What key challenges has your company faced?
Managing growth within the scale of the opportunity has been challenging. The cloud has changed everything in IT sales; you can prospect for sales anywhere but the skill is in allocating sales and support priorities – you still need some degree of representation in a physical channel to penetrate an overseas market, particularly where another language than English is primary.
We have enjoyed tremendous organic growth. The cloud is coming and to a certain extent growth for us is assured as we offer a very convincing way to take your computing into the cloud. But you are always conscious that not seeking to make it go faster is risking a waste of precious opportunity.
But when you seek to actively drive sales, they can come in lumpily – or not at all! It’s a question of throwing enough fuel on the growth fire but always being careful that it isn’t your core business that goes up in smoke over cashflow and being too resource stretched!
Another challenge is that one which always faces IT companies away from the primary hub, which is the U.S., or secondary hubs like Berlin, Sydney or London. It is always easier when major corporate partners, channel partners, skills bases and marketing/media presence is there on your doorstep.
We spend a lot of time out and about travelling – I’m currently wrestling with the justification for going ahead and opening a U.S. office sooner rather than later.
What is your biggest acheivement over the past 12 months?
We’ve gone from a raw startup to having a real, rounded and functional organisational team in place. We’ve been taking on a new member staff recently every couple of weeks, from all functions and at all levels of seniority.
Sometimes you fear that it’s all going to sag down into chaos but then you look around and see that there is something buzzing away in front of you that is suddenly much, much more than the sum of its individual parts.
This is where your confidence and ambition comes from; the realisation that high performing teams can win huge marketplace presence.
What is your most important focus for the coming year, and what do you hope to achieve?
We started out as a single product company, which was a great way to gain traction and respect. That can be a much stronger starting position than launching as a services company and seeking to productise, which can be a very long road.
However, single product companies remain very vulnerable in two key respects. Firstly, incumbent major corporates can keep you squeezed out simply by their mass in the marketplace and, secondly, you will always be benchmarked exactly against your various competitors on every permutation of performance and price, which is very tiring on a day to day basis.
Over the last year we have been actively seeking to diversify, developing width across the underlying technologies with which we interact, and depth in our penetration of the enterprise IT stack.
Presence and reputation start to multiply within IT when you can genuinely start to talk of a “platform” offering. We are actively now starting to push out into a platform around collaboration and co-operation software and this is my own big thing for the next 12 months.
What excites you most about your industry and business?
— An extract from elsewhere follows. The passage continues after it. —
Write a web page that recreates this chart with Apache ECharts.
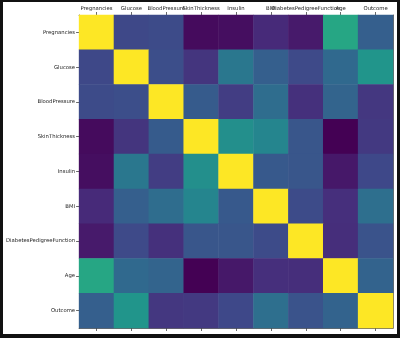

Innovation and market possibilities are where the big rushes come.
Innovation can come very, very quickly when you and your team bring good ideas together into a great idea. The product emerges, literally, line by line and you can have a working demonstration in weeks, or even just days. Traditional industrial restrictions of massive capital commitment and long R&D cycles simply don’t apply. The flipside of that is that you need to be very rigorous about what to pursue so that you don’t end up being busy fools in a chaos of opportunity.
In terms of market possibilities, big cyclical changes roll around in IT, creating periodic massive opportunities for the nimble, talented and quick. We’ve been quick to date – now we’ll begin to find out how nimble we are in keeping on the wave and how talented we are in developing the position we’ve just managed to establish!
What do you wish you had known when starting out?
That it will never be perfect and you mustn’t let that stop you seeking out the best option in every moment and executing decisively on it. The business books by non-businesspeople emphasise acting on static certainty; business is actually about best judgement in a totally dynamic environment.
What will be the “next big thing“ in your industry, and how do you plan to handle it?
The IT vendor chain is changing, just as the behaviour of purchasers is changing. Server-based monolithic IT stacks are being replaced by lighter Software as a Service models. Multi-year lock-in arrangements with the big IT suppliers and systems integrators are under pressure to loosen. And corporate purchasers are becoming smarter, educated through Bring Your Own Device experiences and robust out-of-workplace that technology should be a utility, not a stranglehold.
This process will take a number of years yet to work through into a model where IT is rented on a much more transparent basis directly from vendors who will need to be much more explicit about their offerings.
The challenge for CTS is to continue to develop sufficient partnerships and strategic relationships to scale around the existing “old world”, while driving even higher levels of innovation and utility to maintain and strengthen our presence in the “new world” of IT.
We’ll need to keep our feet firmly on the ground to scale the fullest heights of the cloud!